[Recorded data]
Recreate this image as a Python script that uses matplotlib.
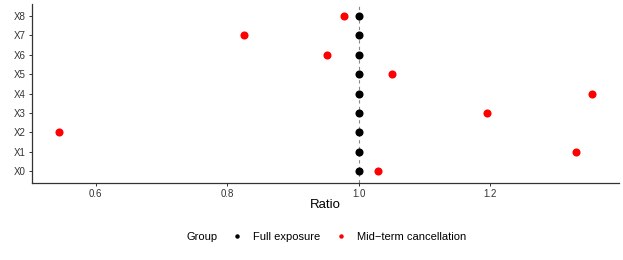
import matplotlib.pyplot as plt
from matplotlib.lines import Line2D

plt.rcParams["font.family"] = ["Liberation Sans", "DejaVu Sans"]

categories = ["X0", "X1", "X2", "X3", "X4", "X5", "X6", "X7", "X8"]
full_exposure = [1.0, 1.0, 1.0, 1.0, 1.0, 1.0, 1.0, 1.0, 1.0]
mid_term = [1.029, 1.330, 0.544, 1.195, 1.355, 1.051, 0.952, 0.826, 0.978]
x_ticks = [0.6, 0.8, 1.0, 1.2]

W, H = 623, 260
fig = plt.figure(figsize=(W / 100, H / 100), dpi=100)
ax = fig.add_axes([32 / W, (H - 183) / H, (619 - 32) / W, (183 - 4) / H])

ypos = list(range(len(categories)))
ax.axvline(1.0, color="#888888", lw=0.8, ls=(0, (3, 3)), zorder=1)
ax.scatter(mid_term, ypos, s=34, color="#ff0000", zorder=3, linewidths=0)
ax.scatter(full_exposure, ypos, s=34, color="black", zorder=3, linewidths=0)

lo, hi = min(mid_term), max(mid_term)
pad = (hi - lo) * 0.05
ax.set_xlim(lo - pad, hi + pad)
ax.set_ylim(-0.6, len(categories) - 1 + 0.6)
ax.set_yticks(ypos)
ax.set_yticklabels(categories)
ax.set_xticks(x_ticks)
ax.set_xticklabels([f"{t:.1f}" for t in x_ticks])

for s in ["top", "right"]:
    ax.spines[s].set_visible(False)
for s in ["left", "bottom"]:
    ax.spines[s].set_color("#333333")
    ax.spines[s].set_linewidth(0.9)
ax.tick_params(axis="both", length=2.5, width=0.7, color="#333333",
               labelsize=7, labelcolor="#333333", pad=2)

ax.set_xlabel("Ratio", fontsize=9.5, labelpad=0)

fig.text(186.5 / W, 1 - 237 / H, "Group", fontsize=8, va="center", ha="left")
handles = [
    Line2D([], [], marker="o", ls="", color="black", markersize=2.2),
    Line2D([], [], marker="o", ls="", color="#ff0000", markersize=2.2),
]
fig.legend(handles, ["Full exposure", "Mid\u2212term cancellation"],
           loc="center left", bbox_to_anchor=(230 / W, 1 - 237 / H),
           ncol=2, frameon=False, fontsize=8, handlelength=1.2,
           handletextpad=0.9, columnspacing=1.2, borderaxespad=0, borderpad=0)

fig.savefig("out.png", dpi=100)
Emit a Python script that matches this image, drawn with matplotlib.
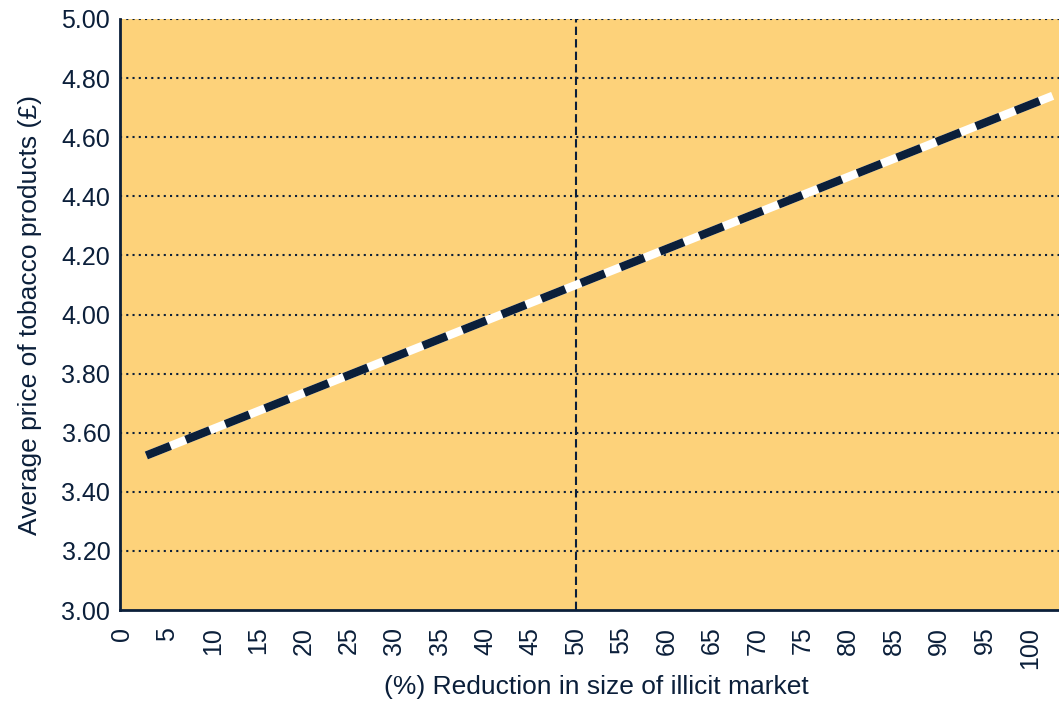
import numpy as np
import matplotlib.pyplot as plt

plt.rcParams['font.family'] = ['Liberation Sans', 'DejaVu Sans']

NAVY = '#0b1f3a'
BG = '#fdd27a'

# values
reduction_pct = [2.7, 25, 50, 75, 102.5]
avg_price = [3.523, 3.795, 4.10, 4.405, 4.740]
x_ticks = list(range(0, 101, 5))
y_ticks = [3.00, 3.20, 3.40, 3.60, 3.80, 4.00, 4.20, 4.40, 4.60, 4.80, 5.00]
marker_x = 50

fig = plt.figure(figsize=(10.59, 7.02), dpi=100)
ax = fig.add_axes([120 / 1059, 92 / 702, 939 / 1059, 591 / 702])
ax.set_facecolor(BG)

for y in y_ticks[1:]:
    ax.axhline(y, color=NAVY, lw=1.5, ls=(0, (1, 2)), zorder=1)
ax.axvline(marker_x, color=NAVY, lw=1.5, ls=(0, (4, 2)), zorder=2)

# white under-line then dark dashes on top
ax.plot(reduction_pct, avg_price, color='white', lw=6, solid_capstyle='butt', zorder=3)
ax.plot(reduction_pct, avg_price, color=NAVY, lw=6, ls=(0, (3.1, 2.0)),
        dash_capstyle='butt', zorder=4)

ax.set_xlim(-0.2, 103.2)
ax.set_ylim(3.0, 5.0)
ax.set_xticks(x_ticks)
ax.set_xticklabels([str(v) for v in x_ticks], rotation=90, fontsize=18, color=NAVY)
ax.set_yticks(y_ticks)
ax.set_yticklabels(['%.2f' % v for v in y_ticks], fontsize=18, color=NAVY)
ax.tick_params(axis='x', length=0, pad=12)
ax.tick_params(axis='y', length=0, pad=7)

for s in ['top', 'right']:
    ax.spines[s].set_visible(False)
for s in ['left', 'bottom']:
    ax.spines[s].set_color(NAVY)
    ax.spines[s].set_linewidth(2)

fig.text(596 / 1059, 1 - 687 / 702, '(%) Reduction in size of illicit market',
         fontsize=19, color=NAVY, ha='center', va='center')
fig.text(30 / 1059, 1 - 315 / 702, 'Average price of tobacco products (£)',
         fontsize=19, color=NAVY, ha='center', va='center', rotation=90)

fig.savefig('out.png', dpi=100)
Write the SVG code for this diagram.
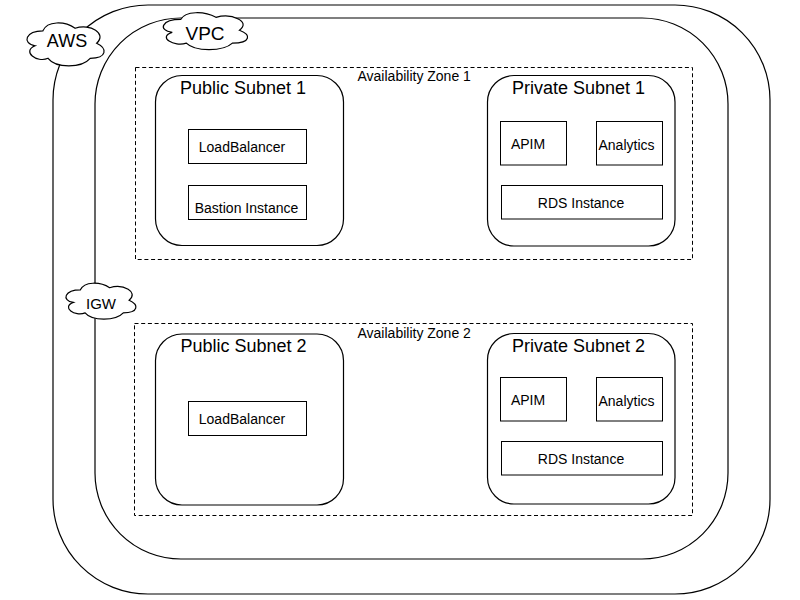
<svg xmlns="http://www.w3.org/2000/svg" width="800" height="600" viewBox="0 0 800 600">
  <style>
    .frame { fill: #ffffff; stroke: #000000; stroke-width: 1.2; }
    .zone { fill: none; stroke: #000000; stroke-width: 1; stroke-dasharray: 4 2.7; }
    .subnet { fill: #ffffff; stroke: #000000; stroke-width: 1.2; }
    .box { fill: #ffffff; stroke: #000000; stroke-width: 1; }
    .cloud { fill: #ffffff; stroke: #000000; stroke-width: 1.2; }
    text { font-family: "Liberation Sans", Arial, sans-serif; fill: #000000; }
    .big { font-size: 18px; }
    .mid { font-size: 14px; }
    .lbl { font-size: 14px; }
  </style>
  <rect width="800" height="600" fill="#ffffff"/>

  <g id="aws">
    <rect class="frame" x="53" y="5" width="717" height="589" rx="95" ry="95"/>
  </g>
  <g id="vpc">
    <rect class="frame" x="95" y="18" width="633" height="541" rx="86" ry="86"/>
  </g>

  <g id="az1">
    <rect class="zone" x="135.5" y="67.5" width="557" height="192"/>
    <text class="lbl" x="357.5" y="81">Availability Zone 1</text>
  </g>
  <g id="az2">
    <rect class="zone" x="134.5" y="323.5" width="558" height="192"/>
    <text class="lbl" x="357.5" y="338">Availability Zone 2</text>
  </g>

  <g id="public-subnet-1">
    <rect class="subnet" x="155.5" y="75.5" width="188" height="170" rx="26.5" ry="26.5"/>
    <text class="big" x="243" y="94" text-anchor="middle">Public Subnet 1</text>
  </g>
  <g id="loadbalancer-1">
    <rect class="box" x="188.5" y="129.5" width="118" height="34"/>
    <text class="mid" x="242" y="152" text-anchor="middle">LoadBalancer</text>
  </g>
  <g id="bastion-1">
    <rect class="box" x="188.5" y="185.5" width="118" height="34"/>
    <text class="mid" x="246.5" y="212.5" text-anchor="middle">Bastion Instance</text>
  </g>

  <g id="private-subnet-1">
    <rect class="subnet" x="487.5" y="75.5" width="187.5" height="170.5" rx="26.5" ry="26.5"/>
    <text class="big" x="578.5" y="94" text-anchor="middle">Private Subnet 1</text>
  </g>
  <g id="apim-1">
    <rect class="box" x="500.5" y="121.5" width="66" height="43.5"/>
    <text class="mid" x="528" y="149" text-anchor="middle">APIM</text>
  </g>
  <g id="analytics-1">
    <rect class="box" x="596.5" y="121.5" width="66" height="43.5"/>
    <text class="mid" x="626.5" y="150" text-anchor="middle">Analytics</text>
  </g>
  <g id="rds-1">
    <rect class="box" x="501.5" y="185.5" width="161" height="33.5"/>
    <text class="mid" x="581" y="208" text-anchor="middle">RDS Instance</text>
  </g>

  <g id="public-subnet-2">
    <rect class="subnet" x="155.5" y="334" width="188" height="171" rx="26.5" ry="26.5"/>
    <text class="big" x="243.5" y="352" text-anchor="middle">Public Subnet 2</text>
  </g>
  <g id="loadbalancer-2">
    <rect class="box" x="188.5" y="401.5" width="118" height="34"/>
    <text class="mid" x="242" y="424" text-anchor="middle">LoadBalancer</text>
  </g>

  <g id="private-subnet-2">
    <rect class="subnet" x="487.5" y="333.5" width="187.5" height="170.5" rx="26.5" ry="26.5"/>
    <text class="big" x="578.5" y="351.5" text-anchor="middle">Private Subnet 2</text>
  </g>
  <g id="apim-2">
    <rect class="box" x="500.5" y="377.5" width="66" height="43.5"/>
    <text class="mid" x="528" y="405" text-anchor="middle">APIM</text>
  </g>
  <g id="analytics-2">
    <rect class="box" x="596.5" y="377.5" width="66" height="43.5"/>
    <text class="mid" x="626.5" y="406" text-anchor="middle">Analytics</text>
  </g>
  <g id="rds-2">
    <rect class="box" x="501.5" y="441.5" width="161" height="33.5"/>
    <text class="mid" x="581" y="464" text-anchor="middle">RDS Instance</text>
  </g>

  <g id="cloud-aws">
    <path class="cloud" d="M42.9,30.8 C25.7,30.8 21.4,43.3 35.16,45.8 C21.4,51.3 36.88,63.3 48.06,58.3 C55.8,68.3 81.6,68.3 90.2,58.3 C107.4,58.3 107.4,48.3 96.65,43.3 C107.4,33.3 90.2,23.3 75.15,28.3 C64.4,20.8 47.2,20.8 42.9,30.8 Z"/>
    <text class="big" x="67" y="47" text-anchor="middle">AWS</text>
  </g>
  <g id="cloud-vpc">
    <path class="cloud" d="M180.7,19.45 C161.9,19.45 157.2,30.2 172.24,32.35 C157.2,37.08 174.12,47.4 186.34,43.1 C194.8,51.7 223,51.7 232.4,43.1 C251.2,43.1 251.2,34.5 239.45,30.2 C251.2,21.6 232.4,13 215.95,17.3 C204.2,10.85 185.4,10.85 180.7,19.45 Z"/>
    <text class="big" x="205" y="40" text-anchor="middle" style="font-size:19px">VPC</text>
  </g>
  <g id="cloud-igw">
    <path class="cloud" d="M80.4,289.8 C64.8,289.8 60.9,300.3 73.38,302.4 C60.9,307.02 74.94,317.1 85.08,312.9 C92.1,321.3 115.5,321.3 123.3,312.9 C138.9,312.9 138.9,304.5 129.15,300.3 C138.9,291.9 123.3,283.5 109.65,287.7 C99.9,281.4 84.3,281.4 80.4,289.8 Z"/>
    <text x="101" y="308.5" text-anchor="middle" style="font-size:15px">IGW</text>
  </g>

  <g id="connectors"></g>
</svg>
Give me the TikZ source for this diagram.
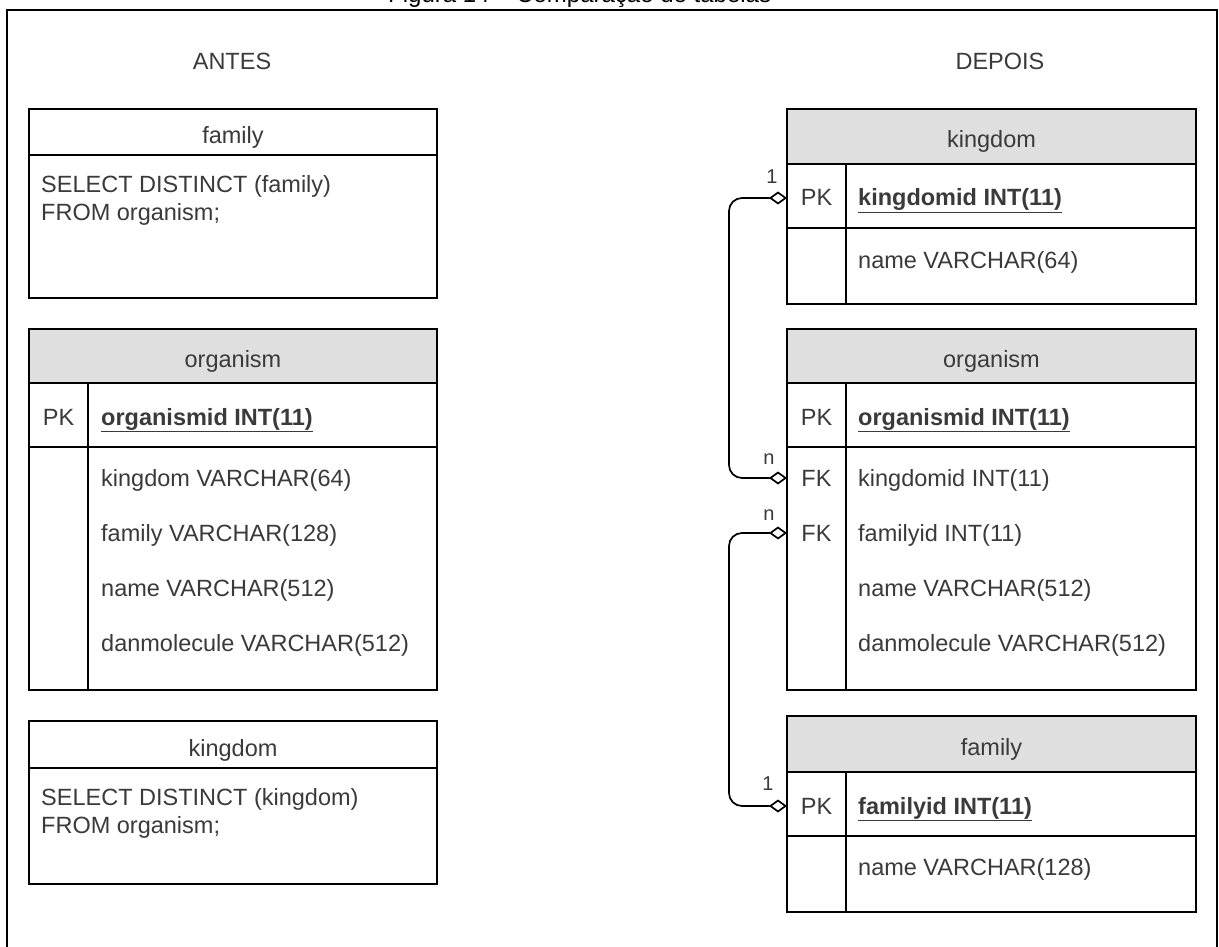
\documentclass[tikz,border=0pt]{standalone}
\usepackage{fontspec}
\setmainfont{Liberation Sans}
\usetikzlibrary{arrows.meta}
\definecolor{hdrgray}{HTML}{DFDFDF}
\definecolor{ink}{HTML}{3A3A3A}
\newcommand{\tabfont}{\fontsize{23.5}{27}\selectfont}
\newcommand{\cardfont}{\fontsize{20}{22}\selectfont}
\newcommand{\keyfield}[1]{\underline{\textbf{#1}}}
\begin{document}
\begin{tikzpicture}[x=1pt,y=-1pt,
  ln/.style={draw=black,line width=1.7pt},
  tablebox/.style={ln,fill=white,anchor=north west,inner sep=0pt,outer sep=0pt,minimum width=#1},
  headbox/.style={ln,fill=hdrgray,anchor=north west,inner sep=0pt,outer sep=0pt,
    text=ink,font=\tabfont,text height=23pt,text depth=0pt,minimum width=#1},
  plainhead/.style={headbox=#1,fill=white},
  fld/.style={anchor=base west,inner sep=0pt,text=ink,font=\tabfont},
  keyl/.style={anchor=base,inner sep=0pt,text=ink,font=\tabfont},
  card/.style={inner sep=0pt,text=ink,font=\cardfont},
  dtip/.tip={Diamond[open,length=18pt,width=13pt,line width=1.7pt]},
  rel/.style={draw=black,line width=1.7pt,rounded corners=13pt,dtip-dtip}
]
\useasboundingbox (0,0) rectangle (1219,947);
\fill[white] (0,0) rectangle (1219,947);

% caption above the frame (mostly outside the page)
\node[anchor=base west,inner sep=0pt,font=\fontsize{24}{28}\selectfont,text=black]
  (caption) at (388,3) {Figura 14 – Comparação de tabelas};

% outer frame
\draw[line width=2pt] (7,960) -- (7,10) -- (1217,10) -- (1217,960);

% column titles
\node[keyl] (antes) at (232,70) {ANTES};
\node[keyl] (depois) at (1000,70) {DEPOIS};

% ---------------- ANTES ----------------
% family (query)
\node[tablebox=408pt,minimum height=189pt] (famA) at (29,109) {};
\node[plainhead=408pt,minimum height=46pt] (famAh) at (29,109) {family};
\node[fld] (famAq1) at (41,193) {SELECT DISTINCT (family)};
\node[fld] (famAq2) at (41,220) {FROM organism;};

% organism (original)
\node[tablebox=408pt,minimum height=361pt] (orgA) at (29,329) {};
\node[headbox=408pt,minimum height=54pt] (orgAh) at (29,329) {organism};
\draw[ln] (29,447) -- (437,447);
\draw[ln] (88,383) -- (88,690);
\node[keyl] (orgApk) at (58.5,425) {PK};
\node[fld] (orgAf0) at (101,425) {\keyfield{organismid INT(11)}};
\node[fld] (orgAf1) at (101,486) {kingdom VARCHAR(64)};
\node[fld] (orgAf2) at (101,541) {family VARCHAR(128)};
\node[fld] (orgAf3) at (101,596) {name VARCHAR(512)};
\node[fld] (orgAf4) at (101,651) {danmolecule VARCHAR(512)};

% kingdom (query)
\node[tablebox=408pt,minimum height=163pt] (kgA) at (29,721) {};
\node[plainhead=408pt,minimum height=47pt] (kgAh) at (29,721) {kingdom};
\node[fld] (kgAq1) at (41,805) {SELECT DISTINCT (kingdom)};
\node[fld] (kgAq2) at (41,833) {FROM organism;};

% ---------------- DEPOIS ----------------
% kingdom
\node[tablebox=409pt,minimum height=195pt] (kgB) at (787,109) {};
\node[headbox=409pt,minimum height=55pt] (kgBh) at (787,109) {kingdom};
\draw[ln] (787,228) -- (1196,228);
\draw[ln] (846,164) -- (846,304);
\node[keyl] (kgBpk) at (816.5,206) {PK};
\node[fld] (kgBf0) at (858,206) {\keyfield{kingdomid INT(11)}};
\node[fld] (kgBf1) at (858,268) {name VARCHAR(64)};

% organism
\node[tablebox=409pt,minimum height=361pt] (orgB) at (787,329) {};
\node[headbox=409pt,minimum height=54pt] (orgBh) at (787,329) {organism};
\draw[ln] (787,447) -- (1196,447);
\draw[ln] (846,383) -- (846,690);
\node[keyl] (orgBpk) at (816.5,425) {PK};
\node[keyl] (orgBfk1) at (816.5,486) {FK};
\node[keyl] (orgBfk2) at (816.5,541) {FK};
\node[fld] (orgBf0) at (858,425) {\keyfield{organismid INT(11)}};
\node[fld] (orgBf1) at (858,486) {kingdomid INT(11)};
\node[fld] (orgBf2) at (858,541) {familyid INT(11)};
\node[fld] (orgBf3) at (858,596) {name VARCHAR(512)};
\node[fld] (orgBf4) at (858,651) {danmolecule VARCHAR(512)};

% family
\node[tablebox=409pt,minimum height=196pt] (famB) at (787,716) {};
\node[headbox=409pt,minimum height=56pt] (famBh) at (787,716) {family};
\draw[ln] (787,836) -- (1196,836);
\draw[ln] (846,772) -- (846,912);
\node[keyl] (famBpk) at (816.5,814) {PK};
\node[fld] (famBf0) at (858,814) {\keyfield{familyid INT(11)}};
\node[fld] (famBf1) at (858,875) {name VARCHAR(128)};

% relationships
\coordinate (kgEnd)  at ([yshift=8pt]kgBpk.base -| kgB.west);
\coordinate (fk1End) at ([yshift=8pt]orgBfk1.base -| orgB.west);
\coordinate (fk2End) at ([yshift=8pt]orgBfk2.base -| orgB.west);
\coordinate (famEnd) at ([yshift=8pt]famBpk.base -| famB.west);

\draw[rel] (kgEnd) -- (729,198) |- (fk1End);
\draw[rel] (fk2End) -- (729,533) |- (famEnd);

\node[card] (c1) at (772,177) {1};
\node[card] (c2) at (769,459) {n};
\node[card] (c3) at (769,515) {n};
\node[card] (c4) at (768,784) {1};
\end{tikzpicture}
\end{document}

§ Task statement: Transcribe, exactly as written, the lines starting at the one with "Emit a Python" and ending at the one with "BG = '#fdd27a'", and nothing more. Pictures are not part of the copy.

§ Solution to this problem:
Emit a Python script that matches this image, drawn with matplotlib.
import numpy as np
import matplotlib.pyplot as plt

plt.rcParams['font.family'] = ['Liberation Sans', 'DejaVu Sans']

NAVY = '#0b1f3a'
BG = '#fdd27a'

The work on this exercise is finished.